- INSTRUCTIONS FOR THE TASK
Return every line of the records below verbatim, with no pictures in the copy.

Entries with chart source code

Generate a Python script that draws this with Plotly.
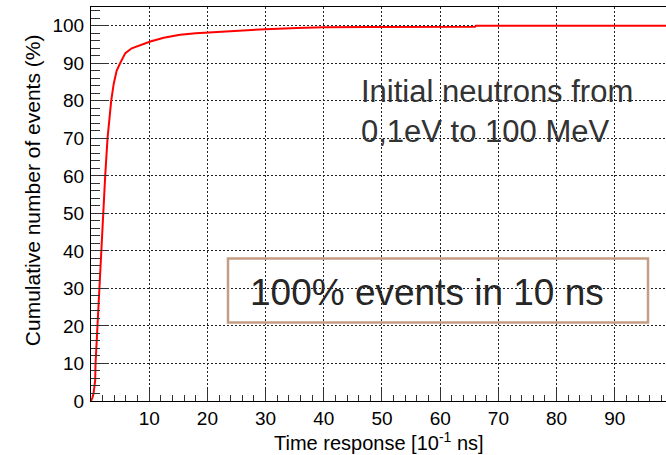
import plotly.graph_objects as go

# Cumulative distribution
time_response = [0.0, 0.1, 0.25, 0.43, 0.6, 0.72, 0.78, 0.95, 1.12, 1.35, 1.7, 2.04, 2.44,
                 2.84, 3.1, 3.47, 3.9, 4.4, 5.0, 5.9, 7.0, 8.5, 10.2, 12.5, 15.3, 18.0,
                 20.0, 25.6, 30.0, 35.4, 40.0, 48.0, 53.0, 66.0, 66.1, 99.0]
cumulative_pct = [0.0, 0.3, 0.9, 1.9, 3.5, 5.5, 10.0, 15.0, 20.0, 30.0, 40.0, 50.0, 60.0,
                  70.0, 75.0, 80.0, 84.5, 88.0, 90.0, 92.7, 94.0, 94.8, 95.8, 96.8, 97.6, 98.0,
                  98.2, 98.7, 99.1, 99.4, 99.6, 99.7, 99.75, 99.75, 100.0, 100.0]

x_tickvals = [10, 20, 30, 40, 50, 60, 70, 80, 90]
y_tickvals = [0, 10, 20, 30, 40, 50, 60, 70, 80, 90, 100]

FONT = "Liberation Sans, Arial, Helvetica, sans-serif"

fig = go.Figure()
fig.add_trace(go.Scatter(
    x=time_response, y=cumulative_pct, mode="lines",
    line=dict(color="#ff0000", width=2), showlegend=False,
))

fig.update_layout(
    width=666, height=455,
    margin=dict(l=91, r=0, t=7, b=54),
    paper_bgcolor="white", plot_bgcolor="white",
    font=dict(family=FONT, color="black"),
    xaxis=dict(
        range=[0, 98.8], tickvals=x_tickvals, ticktext=[str(v) for v in x_tickvals],
        showgrid=True, gridcolor="#222", griddash="2px,2px", gridwidth=1,
        showline=True, linecolor="black", linewidth=1, mirror=True,
        ticks="inside", ticklen=12, tickcolor="#333", tickwidth=1,
        minor=dict(ticks="inside", ticklen=6, dtick=2, tick0=0, tickcolor="#333", showgrid=False),
        tickfont=dict(size=19, family=FONT), zeroline=False, ticklabelstandoff=0,
    ),
    yaxis=dict(
        range=[0, 105], tickvals=y_tickvals, ticktext=[str(v) for v in y_tickvals],
        showgrid=True, gridcolor="#222", griddash="2px,2px", gridwidth=1,
        showline=True, linecolor="black", linewidth=1,
        ticks="inside", ticklen=18, tickcolor="#333", tickwidth=1,
        minor=dict(ticks="inside", ticklen=9, dtick=2, tick0=0, tickcolor="#333", showgrid=False),
        tickfont=dict(size=19, family=FONT), zeroline=False, ticklabelstandoff=2,
    ),
)

# axis titles
fig.add_annotation(text="Time response [10<sup>-1</sup> ns]", xref="paper", yref="paper",
                   x=0.5, y=0, yshift=-40, yanchor="middle", showarrow=False,
                   font=dict(size=20, family=FONT, color="black"))
fig.add_annotation(text="Cumulative number of events (%)", xref="paper", yref="paper",
                   x=0, xshift=-59, y=0.535, textangle=-90, xanchor="center", yanchor="middle",
                   showarrow=False, font=dict(size=21, family=FONT, color="black"))

# text notes
fig.add_annotation(text="Initial neutrons from<br>0,1eV to 100 MeV", xref="paper", yref="paper",
                   x=(359 - 91) / 575, y=(400.5 - 111) / 394, xanchor="left", yanchor="middle",
                   align="left", showarrow=False,
                   font=dict(size=31, family=FONT, color="#333333"))
fig.add_shape(type="rect", xref="paper", yref="paper",
              x0=(228 - 91) / 575, x1=(648 - 91) / 575,
              y0=(400.5 - 322) / 394, y1=(400.5 - 258) / 394,
              line=dict(color="#c49e84", width=2.5), fillcolor="rgba(0,0,0,0)")
fig.add_annotation(text="100% events in 10 ns", xref="paper", yref="paper",
                   x=(427 - 91) / 575, y=(400.5 - 292) / 394, xanchor="center", yanchor="middle",
                   showarrow=False, font=dict(size=37, family=FONT, color="#262626"))

fig.write_html("out.html")
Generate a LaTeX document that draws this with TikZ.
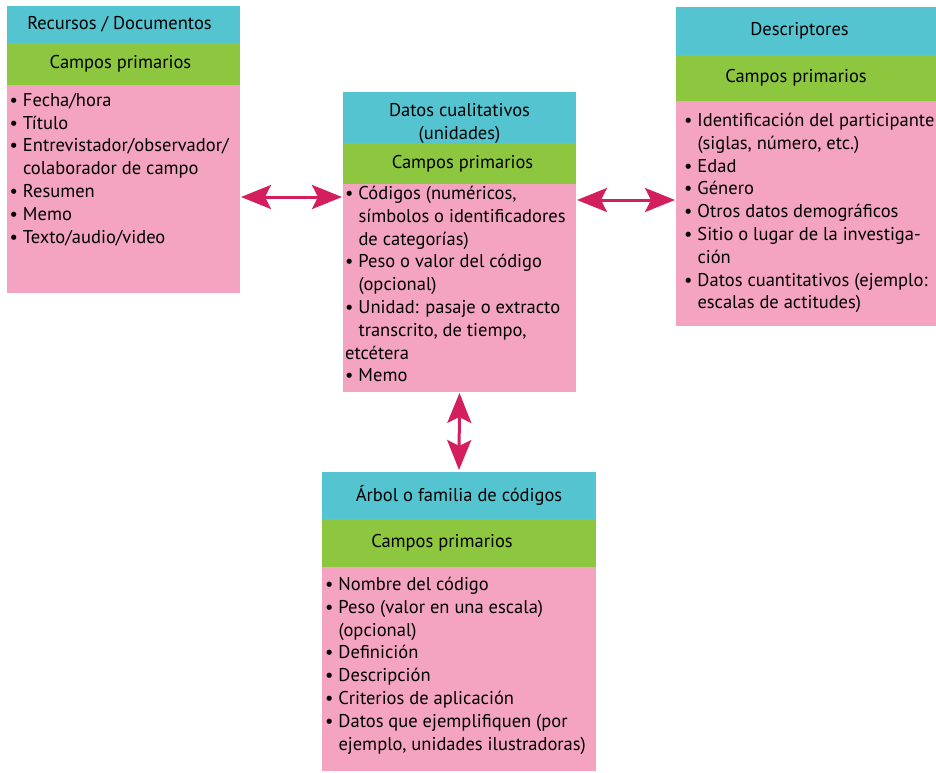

- EXERCISE SOLUTION
Generate a Python script that draws this with Plotly.
import plotly.graph_objects as go

# Cumulative distribution
time_response = [0.0, 0.1, 0.25, 0.43, 0.6, 0.72, 0.78, 0.95, 1.12, 1.35, 1.7, 2.04, 2.44,
                 2.84, 3.1, 3.47, 3.9, 4.4, 5.0, 5.9, 7.0, 8.5, 10.2, 12.5, 15.3, 18.0,
                 20.0, 25.6, 30.0, 35.4, 40.0, 48.0, 53.0, 66.0, 66.1, 99.0]
cumulative_pct = [0.0, 0.3, 0.9, 1.9, 3.5, 5.5, 10.0, 15.0, 20.0, 30.0, 40.0, 50.0, 60.0,
                  70.0, 75.0, 80.0, 84.5, 88.0, 90.0, 92.7, 94.0, 94.8, 95.8, 96.8, 97.6, 98.0,
                  98.2, 98.7, 99.1, 99.4, 99.6, 99.7, 99.75, 99.75, 100.0, 100.0]

x_tickvals = [10, 20, 30, 40, 50, 60, 70, 80, 90]
y_tickvals = [0, 10, 20, 30, 40, 50, 60, 70, 80, 90, 100]

FONT = "Liberation Sans, Arial, Helvetica, sans-serif"

fig = go.Figure()
fig.add_trace(go.Scatter(
    x=time_response, y=cumulative_pct, mode="lines",
    line=dict(color="#ff0000", width=2), showlegend=False,
))

fig.update_layout(
    width=666, height=455,
    margin=dict(l=91, r=0, t=7, b=54),
    paper_bgcolor="white", plot_bgcolor="white",
    font=dict(family=FONT, color="black"),
    xaxis=dict(
        range=[0, 98.8], tickvals=x_tickvals, ticktext=[str(v) for v in x_tickvals],
        showgrid=True, gridcolor="#222", griddash="2px,2px", gridwidth=1,
        showline=True, linecolor="black", linewidth=1, mirror=True,
        ticks="inside", ticklen=12, tickcolor="#333", tickwidth=1,
        minor=dict(ticks="inside", ticklen=6, dtick=2, tick0=0, tickcolor="#333", showgrid=False),
        tickfont=dict(size=19, family=FONT), zeroline=False, ticklabelstandoff=0,
    ),
    yaxis=dict(
        range=[0, 105], tickvals=y_tickvals, ticktext=[str(v) for v in y_tickvals],
        showgrid=True, gridcolor="#222", griddash="2px,2px", gridwidth=1,
        showline=True, linecolor="black", linewidth=1,
        ticks="inside", ticklen=18, tickcolor="#333", tickwidth=1,
        minor=dict(ticks="inside", ticklen=9, dtick=2, tick0=0, tickcolor="#333", showgrid=False),
        tickfont=dict(size=19, family=FONT), zeroline=False, ticklabelstandoff=2,
    ),
)

# axis titles
fig.add_annotation(text="Time response [10<sup>-1</sup> ns]", xref="paper", yref="paper",
                   x=0.5, y=0, yshift=-40, yanchor="middle", showarrow=False,
                   font=dict(size=20, family=FONT, color="black"))
fig.add_annotation(text="Cumulative number of events (%)", xref="paper", yref="paper",
                   x=0, xshift=-59, y=0.535, textangle=-90, xanchor="center", yanchor="middle",
                   showarrow=False, font=dict(size=21, family=FONT, color="black"))

# text notes
fig.add_annotation(text="Initial neutrons from<br>0,1eV to 100 MeV", xref="paper", yref="paper",
                   x=(359 - 91) / 575, y=(400.5 - 111) / 394, xanchor="left", yanchor="middle",
                   align="left", showarrow=False,
                   font=dict(size=31, family=FONT, color="#333333"))
fig.add_shape(type="rect", xref="paper", yref="paper",
              x0=(228 - 91) / 575, x1=(648 - 91) / 575,
              y0=(400.5 - 322) / 394, y1=(400.5 - 258) / 394,
              line=dict(color="#c49e84", width=2.5), fillcolor="rgba(0,0,0,0)")
fig.add_annotation(text="100% events in 10 ns", xref="paper", yref="paper",
                   x=(427 - 91) / 575, y=(400.5 - 292) / 394, xanchor="center", yanchor="middle",
                   showarrow=False, font=dict(size=37, family=FONT, color="#262626"))

fig.write_html("out.html")
Generate a LaTeX document that draws this with TikZ.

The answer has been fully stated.